Now, instead of running the complex query directly, you can query the materialized view:

SELECT * FROM monthly_category_sales
WHERE sales_month = '2023-01-01'
ORDER BY total_sales DESC;

This query will be significantly faster because it's simply selecting from a pre-computed table.

Refreshing the Materialized View:

When new orders come in or existing ones are updated, the monthly_category_sales view becomes stale. You need to refresh it:

REFRESH MATERIALIZED VIEW monthly_category_sales;

This command re-executes the defining query and updates the materialized view with the latest data. For very large materialized views, this refresh operation can still be time-consuming. Some database systems, like Oracle, offer "fast refresh" capabilities which only process changes since the last refresh, making the update process much quicker.
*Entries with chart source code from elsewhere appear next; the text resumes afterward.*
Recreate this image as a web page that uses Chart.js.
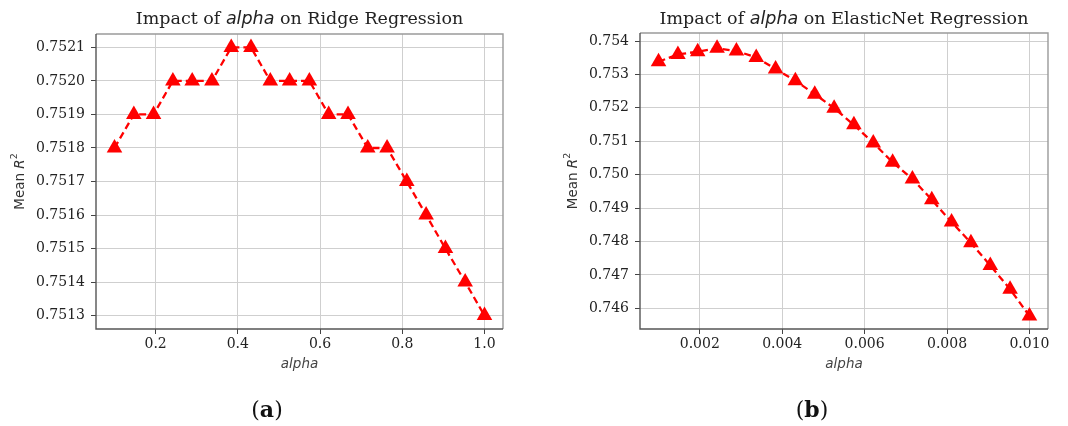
<!DOCTYPE html>
<html>
<head>
<meta charset="utf-8">
<script src="https://cdn.jsdelivr.net/npm/chart.js@4.4.0/dist/chart.umd.min.js"></script>
<style>
  body { margin: 0; background: #fff; width: 1068px; height: 426px; position: relative; overflow: hidden; }
  .box { position: absolute; top: 0; height: 426px; }
  .cap { position: absolute; top: 396px; font-family: "DejaVu Serif", serif; font-size: 22px; color: #111; transform: translateX(-50%); }
</style>
</head>
<body>
<div class="box" style="left:0;width:530px"><canvas id="ridgeChart"></canvas></div>
<div class="box" style="left:530px;width:538px"><canvas id="enetChart"></canvas></div>
<div class="cap" style="left:267px">(<b>a</b>)</div>
<div class="cap" style="left:812px">(<b>b</b>)</div>
<script>
// Ridge (a)
const ridgeAlpha = [0.1, 0.147, 0.195, 0.242, 0.289, 0.337, 0.384, 0.432, 0.479, 0.526,
                    0.574, 0.621, 0.668, 0.716, 0.763, 0.811, 0.858, 0.905, 0.953, 1.0];
const ridgeR2 = [0.7518, 0.7519, 0.7519, 0.7520, 0.7520, 0.7520, 0.7521, 0.7521, 0.7520, 0.7520,
                 0.7520, 0.7519, 0.7519, 0.7518, 0.7518, 0.7517, 0.7516, 0.7515, 0.7514, 0.7513];
const ridgeXTicks = [0.2, 0.4, 0.6, 0.8, 1.0];
const ridgeYTicks = [0.7513, 0.7514, 0.7515, 0.7516, 0.7517, 0.7518, 0.7519, 0.7520, 0.7521];

// ElasticNet (b)
const enetAlpha = [0.001, 0.00147, 0.00195, 0.00242, 0.00289, 0.00337, 0.00384, 0.00432, 0.00479, 0.00526,
                   0.00574, 0.00621, 0.00668, 0.00716, 0.00763, 0.00811, 0.00858, 0.00905, 0.00953, 0.01];
const enetR2 = [0.75338, 0.75360, 0.75368, 0.75378, 0.75370, 0.75351, 0.75316, 0.75281, 0.75241, 0.75199,
                0.75149, 0.75095, 0.75037, 0.74987, 0.74925, 0.74858, 0.74796, 0.74728, 0.74657, 0.74577];
const enetXTicks = [0.002, 0.004, 0.006, 0.008, 0.010];
const enetYTicks = [0.746, 0.747, 0.748, 0.749, 0.750, 0.751, 0.752, 0.753, 0.754];

const SERIF = '"DejaVu Serif", serif';
const SANS = '"DejaVu Sans", sans-serif';

// draw text made of parts with different fonts, centred at (x, y)
function drawRich(ctx, parts, x, y, angle) {
  ctx.save();
  ctx.translate(x, y);
  ctx.rotate(angle || 0);
  ctx.textBaseline = 'middle';
  ctx.textAlign = 'left';
  let total = 0;
  parts.forEach(p => { ctx.font = p.font; p.w = ctx.measureText(p.text).width; total += p.w; });
  let cx = -total / 2;
  parts.forEach(p => {
    ctx.font = p.font;
    ctx.fillStyle = p.color;
    ctx.fillText(p.text, cx, p.dy || 0);
    cx += p.w;
  });
  ctx.restore();
}

const framePlugin = {
  id: 'frame',
  beforeDatasetsDraw(chart) {
    const {ctx, chartArea: a} = chart;
    ctx.save();
    ctx.lineWidth = 1.4;
    ctx.strokeStyle = '#9a9a9a';
    ctx.beginPath();
    ctx.moveTo(a.left, a.top); ctx.lineTo(a.right, a.top); ctx.lineTo(a.right, a.bottom);
    ctx.stroke();
    ctx.strokeStyle = '#555';
    ctx.beginPath();
    ctx.moveTo(a.left, a.top); ctx.lineTo(a.left, a.bottom); ctx.lineTo(a.right, a.bottom);
    ctx.stroke();
    ctx.restore();
  },
  afterDraw(chart, args, opts) {
    const {ctx, chartArea: a} = chart;
    drawRich(ctx, [
      {text: 'Impact of ', font: '17.5px ' + SERIF, color: '#222'},
      {text: 'alpha', font: 'italic 17.5px ' + SANS, color: '#222'},
      {text: ' on ' + opts.model + ' Regression', font: '17.5px ' + SERIF, color: '#222'}
    ], (a.left + a.right) / 2, 19);
    drawRich(ctx, [
      {text: 'Mean ', font: '13.5px ' + SANS, color: '#333'},
      {text: 'R', font: 'italic 13.5px ' + SANS, color: '#333'},
      {text: '2', font: '9.5px ' + SANS, color: '#333', dy: -5}
    ], opts.yTitleX, (a.top + a.bottom) / 2, -Math.PI / 2);
  }
};

function makeChart(id, xs, ys, cfg) {
  const points = xs.map((x, i) => ({x: x, y: ys[i]}));
  const grid = {
    color: '#cfcfcf',
    borderDash: [3, 3],
    tickColor: '#444',
    tickLength: 5,
    tickBorderDash: []
  };
  return new Chart(document.getElementById(id), {
    type: 'line',
    data: {
      datasets: [{
        data: points,
        borderColor: '#ff0000',
        backgroundColor: '#ff0000',
        borderWidth: 2.3,
        borderDash: [7, 4],
        pointStyle: 'triangle',
        pointRadius: 9,
        pointBorderWidth: 0,
        tension: 0
      }]
    },
    options: {
      responsive: true,
      maintainAspectRatio: false,
      animation: false,
      devicePixelRatio: 1,
      layout: { padding: { left: cfg.padLeft, right: cfg.padRight, top: cfg.padTop, bottom: 53 } },
      plugins: {
        legend: { display: false },
        tooltip: { enabled: false },
        frame: { model: cfg.model, yTitleX: cfg.yTitleX }
      },
      scales: {
        x: {
          type: 'linear',
          min: cfg.xMin, max: cfg.xMax,
          border: { display: false },
          grid: grid,
          afterBuildTicks: s => { s.ticks = cfg.xTicks.map(v => ({value: v})); },
          afterFit: s => { s.height = 44; },
          ticks: {
            padding: 2, maxRotation: 0, color: '#222',
            font: { family: SERIF, size: 14 },
            callback: v => v.toFixed(cfg.xDec)
          },
          title: {
            display: true, text: 'alpha', color: '#444', padding: 0,
            font: { family: SANS, size: 13.5, style: 'italic' }
          }
        },
        y: {
          min: cfg.yMin, max: cfg.yMax,
          border: { display: false },
          grid: grid,
          afterBuildTicks: s => { s.ticks = cfg.yTicks.map(v => ({value: v})); },
          afterFit: s => { s.width = cfg.yWidth; },
          ticks: {
            padding: 6, color: '#222',
            font: { family: SERIF, size: 14 },
            callback: v => v.toFixed(cfg.yDec)
          }
        }
      }
    },
    plugins: [framePlugin]
  });
}

makeChart('ridgeChart', ridgeAlpha, ridgeR2, {
  model: 'Ridge', padLeft: 12, padRight: 27, padTop: 34, yWidth: 84, yTitleX: 20,
  xMin: 0.055, xMax: 1.045, xTicks: ridgeXTicks, xDec: 1,
  yMin: 0.75126, yMax: 0.75214, yTicks: ridgeYTicks, yDec: 4
});

makeChart('enetChart', enetAlpha, enetR2, {
  model: 'ElasticNet', padLeft: 36, padRight: 20, padTop: 33, yWidth: 74, yTitleX: 43,
  xMin: 0.00055, xMax: 0.01045, xTicks: enetXTicks, xDec: 3,
  yMin: 0.74538, yMax: 0.75424, yTicks: enetYTicks, yDec: 3
});
</script>
</body>
</html>
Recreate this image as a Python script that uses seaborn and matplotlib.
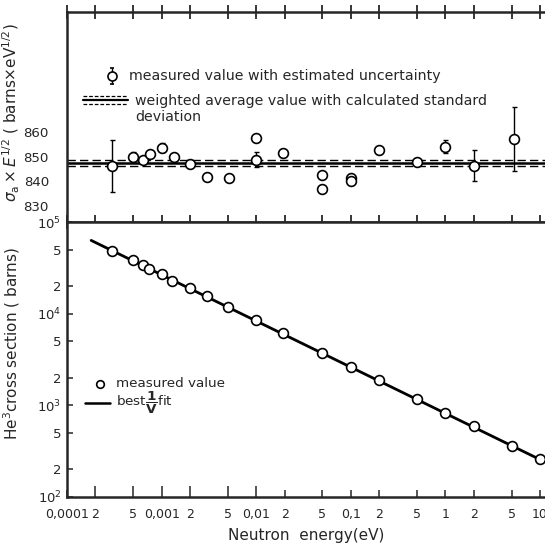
import numpy as np
import pandas as pd
import matplotlib
matplotlib.use("Agg")
import matplotlib.pyplot as plt
import seaborn as sns
from matplotlib.ticker import FixedLocator, FixedFormatter, NullLocator

# ---------------------------------------------------------------
# dati
# ---------------------------------------------------------------
# pannello alto: sigma_a * E^1/2 (barns x eV^1/2)
energia_alto = [3e-4, 5e-4, 6.4e-4, 7.6e-4, 1e-3, 1.35e-3, 2e-3, 3e-3, 5.2e-3,
                0.01, 0.01, 0.019, 0.05, 0.05, 0.1, 0.1, 0.2, 0.5, 1.0, 2.0, 5.3]
valore_alto = [846.3, 850.0, 848.7, 851.1, 853.7, 850.0, 847.3, 842.0, 841.5,
               857.5, 848.9, 851.4, 842.8, 837.1, 841.5, 840.0, 852.7, 848.0,
               854.1, 846.4, 857.4]
errore_alto = [10.5, 1.8, 0, 0, 1.8, 0, 0, 0, 0,
               0, 3.0, 0, 0, 1.2, 0, 1.0, 0, 1.0,
               2.6, 6.3, 13.0]

media_pesata = 847.5
dev_standard = 1.3

# pannello basso: sezione d'urto He3 (barns)
energia_basso = [3e-4, 5e-4, 6.3e-4, 7.4e-4, 1e-3, 1.3e-3, 2e-3, 3e-3, 5e-3,
                 0.01, 0.019, 0.05, 0.1, 0.2, 0.5, 1.0, 2.0, 5.0, 10.0]
sezione_basso = [48600, 38300, 34000, 30800, 27000, 23000, 19000, 15500, 11900,
                 8500, 6200, 3750, 2650, 1890, 1180, 830, 590, 360, 258]

# retta best 1/v fit (estremi)
energia_fit = [1.8e-4, 10.5]
sezione_fit = [63000, 250]

# etichette assi
tick_x_pos = [1e-4, 2e-4, 5e-4, 1e-3, 2e-3, 5e-3, 1e-2, 2e-2, 5e-2,
              0.1, 0.2, 0.5, 1, 2, 5, 10]
tick_x_lab = ["0,0001", "2", "5", "0,001", "2", "5", "0,01", "2", "5",
              "0,1", "2", "5", "1", "2", "5", "10"]
tick_y_alto = [830, 840, 850, 860]
tick_y_basso_pos = [1e2, 2e2, 5e2, 1e3, 2e3, 5e3, 1e4, 2e4, 5e4, 1e5]
tick_y_basso_lab = ["$10^2$", "2", "5", "$10^3$", "2", "5", "$10^4$", "2", "5", "$10^5$"]

df_alto = pd.DataFrame({"E": energia_alto, "val": valore_alto, "err": errore_alto})
df_basso = pd.DataFrame({"E": energia_basso, "sigma": sezione_basso})
df_fit = pd.DataFrame({"E": energia_fit, "sigma": sezione_fit})

# ---------------------------------------------------------------
# stile
# ---------------------------------------------------------------
sns.set_style("ticks")
plt.rcParams["font.family"] = ["DejaVu Sans"]
plt.rcParams["mathtext.fontset"] = "dejavusans"
plt.rcParams["axes.linewidth"] = 1.8

fig = plt.figure(figsize=(5.45, 5.45), dpi=100)
W, H = 545.0, 545.0
x0, x1 = 67.0, 545.0
ax1 = fig.add_axes([x0 / W, 1 - 222 / H, (x1 - x0) / W, 210 / H])
ax2 = fig.add_axes([x0 / W, 1 - 497 / H, (x1 - x0) / W, 275 / H], sharex=ax1)

for ax in (ax1, ax2):
    ax.set_xscale("log")
    ax.spines["right"].set_visible(False)
ax1.set_xlim(1e-4, 11.3)

# ---------------- pannello alto ----------------
ax1.set_ylim(823.5, 909)
for yy, st in [(media_pesata, "-"), (media_pesata + dev_standard, "--"),
               (media_pesata - dev_standard, "--")]:
    ax1.axhline(yy, color="black", lw=1.8 if st == "-" else 1.0, ls=st,
                dashes=(6, 3) if st == "--" else (None, None), zorder=1)

con_err = df_alto[df_alto["err"] > 0]
ax1.errorbar(con_err["E"], con_err["val"], yerr=con_err["err"], fmt="none",
             ecolor="black", elinewidth=1.0, capsize=1.8, capthick=1.0, zorder=2)
sns.scatterplot(data=df_alto, x="E", y="val", ax=ax1, marker="o", s=50,
                facecolor="white", edgecolor="black", linewidth=1.2, zorder=3,
                legend=False)

ax1.yaxis.set_major_locator(FixedLocator(tick_y_alto))
ax1.yaxis.set_minor_locator(NullLocator())
ax1.tick_params(axis="y", length=0, labelsize=9.6, pad=13)
ax1.tick_params(axis="x", which="major", bottom=True, top=True, direction="inout",
                length=10, width=1.3, labelbottom=False)
ax1.tick_params(axis="x", which="minor", bottom=True, top=True, direction="inout",
                length=6.5, width=1.1)
ax1.set_xlabel("")
ax1.set_ylabel(r"$\sigma_{\rm a}\times E^{1/2}$ ( barns$\times$eV$^{1/2}$)",
               fontsize=11)
ax1.yaxis.set_label_coords(-0.094, 0.52)

# legenda manuale alto
ax1.errorbar([0.094], [0.695], yerr=[0.04], fmt="o", ms=6.5, mfc="white", mec="black",
             mew=1.2, ecolor="black", elinewidth=1.0, capsize=1.5,
             transform=ax1.transAxes, clip_on=False)
ax1.text(0.130, 0.695, "measured value with estimated uncertainty",
         transform=ax1.transAxes, fontsize=10.2, va="center")
ax1.plot([0.033, 0.128], [0.581, 0.581], color="black", lw=1.6, transform=ax1.transAxes)
for yy in (0.598, 0.564):
    ax1.plot([0.033, 0.128], [yy, yy], color="black", lw=0.9, ls=(0, (3, 1.5)),
             transform=ax1.transAxes)
ax1.text(0.142, 0.540, "weighted average value with calculated standard\ndeviation",
         transform=ax1.transAxes, fontsize=10.2, va="center", linespacing=1.2)

# ---------------- pannello basso ----------------
sns.lineplot(data=df_fit, x="E", y="sigma", ax=ax2, color="black", lw=2.0, zorder=2)
sns.scatterplot(data=df_basso, x="E", y="sigma", ax=ax2, marker="o", s=50,
                facecolor="white", edgecolor="black", linewidth=1.2, zorder=3,
                legend=False)
ax2.set_yscale("log")
ax2.set_ylim(1e2, 1e5)

ax2.xaxis.set_major_locator(FixedLocator(tick_x_pos))
ax2.xaxis.set_major_formatter(FixedFormatter(tick_x_lab))
ax2.xaxis.set_minor_locator(NullLocator())
ax2.yaxis.set_major_locator(FixedLocator(tick_y_basso_pos))
ax2.yaxis.set_major_formatter(FixedFormatter(tick_y_basso_lab))
ax2.yaxis.set_minor_locator(NullLocator())
ax2.tick_params(axis="x", direction="in", length=5, width=1.1, top=False,
                labelsize=9, pad=8)
ax2.tick_params(axis="y", direction="in", length=4, width=1.1, labelsize=9.5, pad=4)
# tick lunghi alle decadi
for t in ax2.xaxis.get_major_ticks():
    if t.get_loc() in (1e-4, 1e-3, 1e-2, 1e-1, 1, 10):
        t.tick1line.set_markersize(8)

ax2.set_xlabel("Neutron  energy(eV)", fontsize=11, labelpad=5)
ax2.set_ylabel("He$^3$cross section ( barns)", fontsize=11)
ax2.yaxis.set_label_coords(-0.094, 0.56)

# legenda manuale basso
ax2.plot([0.069], [0.411], "o", ms=5.5, mfc="white", mec="black", mew=1.2,
         transform=ax2.transAxes)
ax2.text(0.1025, 0.411, "measured value", transform=ax2.transAxes,
         fontsize=9.7, va="center")
ax2.plot([0.038, 0.090], [0.343, 0.343], color="black", lw=1.8, transform=ax2.transAxes)
ax2.text(0.1025, 0.343, r"best$\dfrac{\mathbf{1}}{\mathbf{V}}$fit", transform=ax2.transAxes,
         fontsize=9.7, va="center")

fig.savefig("out.png", dpi=100)
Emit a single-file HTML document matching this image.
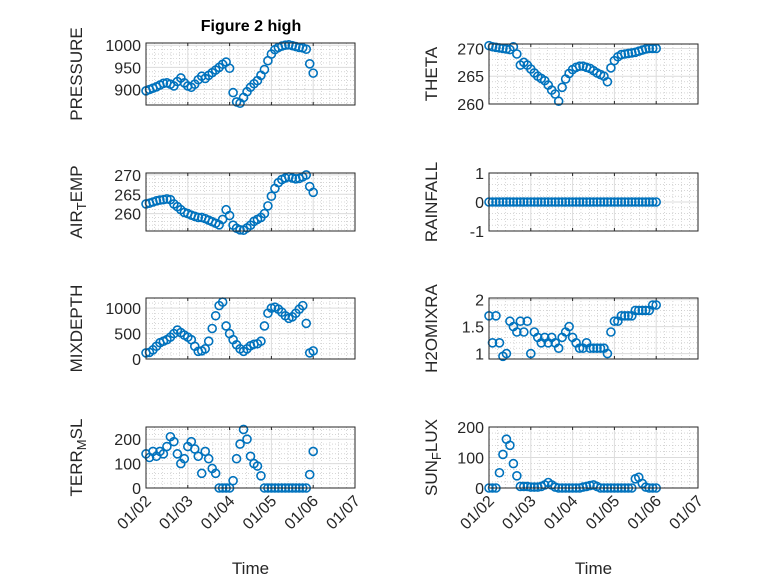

PostgreSQL does not have a native "fast refresh" for arbitrary queries but users often implement incremental updates through custom logic or tools.

Application Scenarios

Materialized views are particularly well-suited for:

• Reporting and Dashboards: When operational dashboards display aggregate metrics that don't need real-time precision but benefit from high performance.
• Data Warehousing: In analytical processing (OLAP) systems, materialized views significantly speed up queries on aggregate facts.
• Complex ETL Processes: Pre-aggregating data before loading it into an analytical store can simplify subsequent queries.
• APIs Exposing Aggregate Data: Providing fast endpoints for aggregate data without stressing the primary transactional database.
• Machine Learning Feature Engineering: Pre-calculating features (e.g., rolling averages, sums over time windows) that are based on historical data.

Conclusion

Materialized views are a powerful and often essential tool for optimizing database performance, especially when dealing with complex, frequently accessed aggregate queries. By pre-computing and storing query results, they transform slow, resource-intensive operations into fast data retrievals, dramatically improving application responsiveness and user experience. While requiring careful consideration of refresh strategies and potential data staleness, their benefits in analytical and reporting contexts are undeniable, making them a cornerstone for efficient data processing.